The Allied sea lanes were kept open because in the long run there were enough ships built, and enough brave men to man them. Britain’s merchant service had gone through bad interwar years but during the war seamen were formed into a ‘pool’ by means of the ‘Essential Work Order’ of May 1941. This brought permanent engagement and regular pay. Crew accommodation in many ships was squalid, dirty, unhealthy and cramped, and would have horrified any factory-inspector. Yet during the war Britain’s Shipping Federation was receiving a hundred letters a day from boys (16 was the minimum recruiting age) asking for a job afloat.
When war began Britain’s merchant service included 45,000 men from the Indian sub-continent (including Pakistan) and over 6,000 Chinese, as well as many Arabs.
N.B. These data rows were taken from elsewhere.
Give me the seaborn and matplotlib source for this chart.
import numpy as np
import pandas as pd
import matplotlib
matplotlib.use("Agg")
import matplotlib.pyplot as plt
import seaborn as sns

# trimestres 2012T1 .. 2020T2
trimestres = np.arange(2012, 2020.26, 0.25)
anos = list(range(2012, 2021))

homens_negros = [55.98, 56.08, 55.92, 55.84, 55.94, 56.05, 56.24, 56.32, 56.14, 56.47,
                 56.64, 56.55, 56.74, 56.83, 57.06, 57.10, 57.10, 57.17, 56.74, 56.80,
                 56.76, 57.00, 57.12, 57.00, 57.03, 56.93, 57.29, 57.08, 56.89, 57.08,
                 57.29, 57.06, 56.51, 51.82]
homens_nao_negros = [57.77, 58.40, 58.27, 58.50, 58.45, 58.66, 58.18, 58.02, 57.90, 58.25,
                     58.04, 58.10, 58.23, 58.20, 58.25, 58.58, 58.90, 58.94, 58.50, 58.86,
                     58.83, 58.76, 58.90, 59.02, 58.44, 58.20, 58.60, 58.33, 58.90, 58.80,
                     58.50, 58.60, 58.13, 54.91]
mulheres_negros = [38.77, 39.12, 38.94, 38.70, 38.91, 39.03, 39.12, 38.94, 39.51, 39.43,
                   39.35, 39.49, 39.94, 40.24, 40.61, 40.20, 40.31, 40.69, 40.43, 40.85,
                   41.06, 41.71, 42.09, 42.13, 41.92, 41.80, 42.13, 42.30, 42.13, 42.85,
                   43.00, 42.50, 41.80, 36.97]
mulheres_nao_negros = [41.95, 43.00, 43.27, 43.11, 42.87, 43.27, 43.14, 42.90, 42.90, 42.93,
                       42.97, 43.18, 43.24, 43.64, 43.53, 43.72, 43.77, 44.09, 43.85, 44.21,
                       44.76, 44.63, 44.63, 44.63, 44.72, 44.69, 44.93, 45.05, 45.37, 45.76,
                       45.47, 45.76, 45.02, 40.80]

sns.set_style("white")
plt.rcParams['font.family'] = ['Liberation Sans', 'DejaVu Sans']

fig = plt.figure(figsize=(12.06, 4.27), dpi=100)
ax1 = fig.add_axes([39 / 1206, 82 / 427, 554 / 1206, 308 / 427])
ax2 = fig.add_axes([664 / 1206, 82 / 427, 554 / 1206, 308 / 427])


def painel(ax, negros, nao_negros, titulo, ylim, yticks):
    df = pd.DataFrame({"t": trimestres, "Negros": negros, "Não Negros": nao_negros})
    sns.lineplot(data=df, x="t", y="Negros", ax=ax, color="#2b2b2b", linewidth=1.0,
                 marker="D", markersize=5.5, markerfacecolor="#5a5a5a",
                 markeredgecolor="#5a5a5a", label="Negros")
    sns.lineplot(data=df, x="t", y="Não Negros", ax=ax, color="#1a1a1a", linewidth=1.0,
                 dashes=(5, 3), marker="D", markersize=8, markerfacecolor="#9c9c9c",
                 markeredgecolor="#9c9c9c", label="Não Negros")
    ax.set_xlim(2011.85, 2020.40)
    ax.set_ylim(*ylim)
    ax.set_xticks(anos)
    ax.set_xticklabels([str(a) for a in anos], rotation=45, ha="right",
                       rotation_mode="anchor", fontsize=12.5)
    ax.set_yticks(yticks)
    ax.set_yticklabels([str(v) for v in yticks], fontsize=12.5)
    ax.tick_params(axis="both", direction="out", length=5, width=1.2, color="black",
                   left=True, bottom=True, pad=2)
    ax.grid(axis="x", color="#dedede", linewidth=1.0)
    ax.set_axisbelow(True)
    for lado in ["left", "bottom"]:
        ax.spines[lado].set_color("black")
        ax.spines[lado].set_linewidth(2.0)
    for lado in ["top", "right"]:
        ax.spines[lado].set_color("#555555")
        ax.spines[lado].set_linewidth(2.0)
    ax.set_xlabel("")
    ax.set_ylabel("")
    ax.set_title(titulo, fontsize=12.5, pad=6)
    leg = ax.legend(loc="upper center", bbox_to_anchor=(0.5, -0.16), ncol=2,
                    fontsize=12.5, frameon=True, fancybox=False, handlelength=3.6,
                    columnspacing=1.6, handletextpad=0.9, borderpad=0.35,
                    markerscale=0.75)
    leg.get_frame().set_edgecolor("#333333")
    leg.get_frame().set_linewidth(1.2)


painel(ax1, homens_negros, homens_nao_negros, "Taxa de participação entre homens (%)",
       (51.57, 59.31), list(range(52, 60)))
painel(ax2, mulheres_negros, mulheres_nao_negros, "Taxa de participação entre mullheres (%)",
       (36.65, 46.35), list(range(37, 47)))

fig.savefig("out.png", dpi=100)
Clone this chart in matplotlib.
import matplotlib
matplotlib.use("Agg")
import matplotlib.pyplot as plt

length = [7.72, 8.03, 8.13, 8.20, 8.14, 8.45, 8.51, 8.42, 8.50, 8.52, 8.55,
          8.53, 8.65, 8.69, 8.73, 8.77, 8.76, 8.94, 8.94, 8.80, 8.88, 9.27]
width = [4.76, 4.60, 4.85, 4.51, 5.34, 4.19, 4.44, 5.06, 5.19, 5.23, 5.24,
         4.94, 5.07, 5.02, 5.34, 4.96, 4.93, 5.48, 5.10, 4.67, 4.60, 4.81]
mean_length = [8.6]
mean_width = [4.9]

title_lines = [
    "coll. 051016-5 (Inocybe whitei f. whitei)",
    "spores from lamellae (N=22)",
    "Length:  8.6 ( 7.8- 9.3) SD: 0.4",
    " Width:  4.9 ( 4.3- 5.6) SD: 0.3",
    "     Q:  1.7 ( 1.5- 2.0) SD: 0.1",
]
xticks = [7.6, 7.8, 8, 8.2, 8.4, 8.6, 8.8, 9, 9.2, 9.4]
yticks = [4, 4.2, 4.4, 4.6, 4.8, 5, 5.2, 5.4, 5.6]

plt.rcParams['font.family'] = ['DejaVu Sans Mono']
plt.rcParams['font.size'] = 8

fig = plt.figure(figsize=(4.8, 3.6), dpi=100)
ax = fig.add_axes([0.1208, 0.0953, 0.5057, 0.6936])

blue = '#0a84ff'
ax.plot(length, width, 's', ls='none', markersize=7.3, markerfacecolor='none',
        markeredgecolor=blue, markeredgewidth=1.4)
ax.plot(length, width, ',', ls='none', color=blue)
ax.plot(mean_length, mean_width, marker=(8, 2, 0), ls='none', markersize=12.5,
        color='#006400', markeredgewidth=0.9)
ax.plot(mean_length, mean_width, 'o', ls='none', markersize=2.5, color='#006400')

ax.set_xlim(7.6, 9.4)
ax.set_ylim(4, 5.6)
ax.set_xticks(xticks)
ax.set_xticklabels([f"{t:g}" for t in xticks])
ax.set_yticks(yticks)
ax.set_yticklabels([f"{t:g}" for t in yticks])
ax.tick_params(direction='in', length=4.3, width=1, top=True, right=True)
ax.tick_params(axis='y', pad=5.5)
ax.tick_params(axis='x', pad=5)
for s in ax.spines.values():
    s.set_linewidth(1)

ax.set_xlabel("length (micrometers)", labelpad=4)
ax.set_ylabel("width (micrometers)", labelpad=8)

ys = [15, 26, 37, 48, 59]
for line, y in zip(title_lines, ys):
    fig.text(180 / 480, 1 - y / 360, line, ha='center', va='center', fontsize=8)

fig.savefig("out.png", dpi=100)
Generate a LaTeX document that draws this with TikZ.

When it ended, the Official History says, 37,651 men had died as a direct result of enemy action, and the true total, including deaths indirectly due to war, was 50,525.
The U-boat war was no doubt difficult and dangerous, and the German navy lost 27,491 men out of approximately 55,000.18 Perhaps the most important figure – and the most surprising – is that less than 50 per cent of all U-boats built got within torpedo range of a convoy. Of the 870 U-boats that left port on operational trips, 550 of them sank nothing.
The sea has always attracted men from far and wide. On the escorts there were Dutchmen, Free French, Poles, Norwegians, Americans and many Canadians. The Atlantic convoys were not the worst perils the sailors faced: those convoys to Murmansk saw ships labouring under tons of ice and attacked constantly from German bases in Norway. Convoys through the Mediterranean to Malta were equally hazardous.
Ultimately it was the vast resources of the United States of America which decided the outcome. Using the techniques of mass-production, American shipyards proved able to build a freighter in five days! Despite the war in the Pacific, the US spared carriers, escorts and aircraft to supplement British and ever-growing Canadian naval forces in the Atlantic. Soon there would be US armies to be supplied in Europe and North Africa. During a war of unprecedented supply lines and unprecedented amphibious operations, a war in which every front demanded more and more seagoing vessels, the ships kept coming.